Georgina Oliver

Personal information
- Nationality: United Kingdom
- Born: 26 August 1992 (age 33)

Sport
- Country: Great Britain
- Sport: Athletics
- Event: T54 sprint
- Club: Leeds City
- Coached by: Pete Wyman

Achievements and titles
- Personal best(s): 100m sprint: 17.28s: 17.08s (w) 200m sprint: 31.35s

Medal record
Women's athletics
Representing Great Britain
IPC World Championships
| Bronze medal – third place | 2013 Lyon | 100m - T54 |

= Georgina Oliver =

Georgina Oliver (born 26 August 1992) is a parasport track and field athlete from England competing in T54 sprint events. In 2013, she qualified for the 2013 IPC Athletics World Championships, selected for the T54 100 m and 200 m, taking bronze in the former. Oliver has spina bifida.

==Career history==
Oliver, from Rastrick in Yorkshire, came to prominence as a sprint and mid-distance racer in 2009, medalling in several national race events. Her first major result came in the 2009 BWRA (British Wheelchair Racing Association) Championships in Gateshead when she won bronze in the 100m sprint and 400m race, at the age of sixteen. The following year she record two more podium finishes with another two third places, in the 100m and 200m sprints, at the 2010 BWRA Championship. She improved her results in the 2013 Championships with silver in both the 100m and 200m events.

2012 was a disappointing year for Oliver, as with hopes of qualifying for the 2012 Summer Paralympics in London, she failed to record a successful qualifying time at the Paralympic World Cup. Despite posting a personal best at the Daniela Jutzeler Memorial in Switzerland earlier in the year she was unable to replicate the result at the 2012 BWRA Championships where she took gold in the 400m, but failed to medal in her favoured 100m and 200m sprint events.

The 2013 season saw an improvement in Oliver's results when, at the BWRA Championships, she took gold in the 100m and 200m sprints and in the 400m and 800m. This saw her qualify for the British team for the 2013 IPC Athletics World Championships in Lyon, competing in both the 100m and 200m sprints. At Lyon she qualified for the final of the 200m after finishing third in the heats with a personal best of 31.38s.
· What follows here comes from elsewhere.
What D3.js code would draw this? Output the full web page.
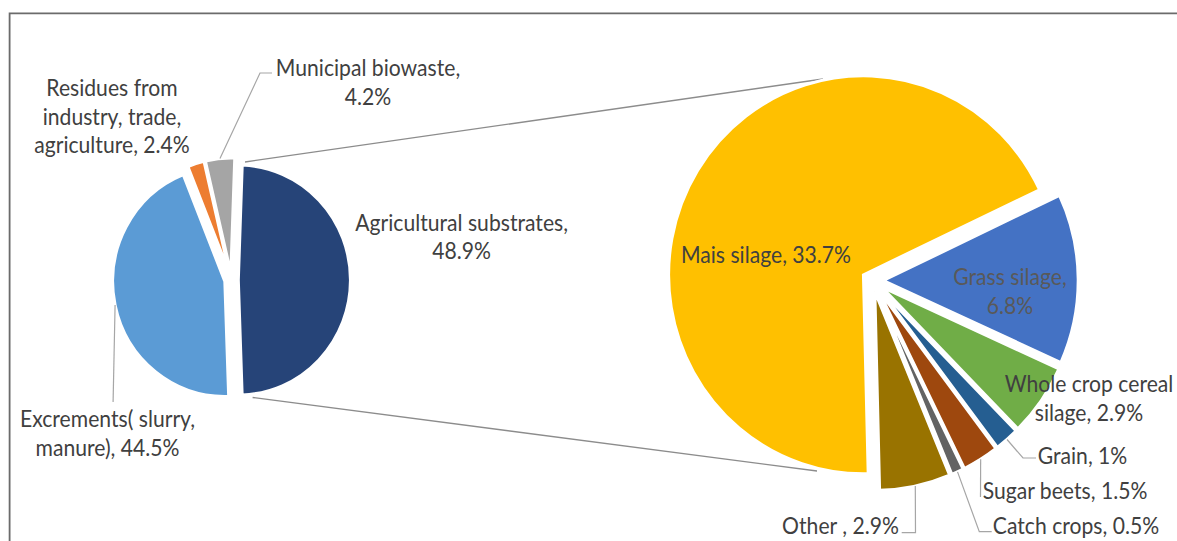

In the final she finished seventh. Oliver fared better in the 100m, qualifying for the 100m final when she finished third recording a time of 17.93s. In the final she initially finished fourth, recording a personal best of 17.28s, but she was promoted to third place, winning the bronze medal after China's Liu Wenjun was disqualified. Her success in 2013 saw Oliver selected by British Athletics as an athlete with World Cup Podium Potential, ensuring funding for future events.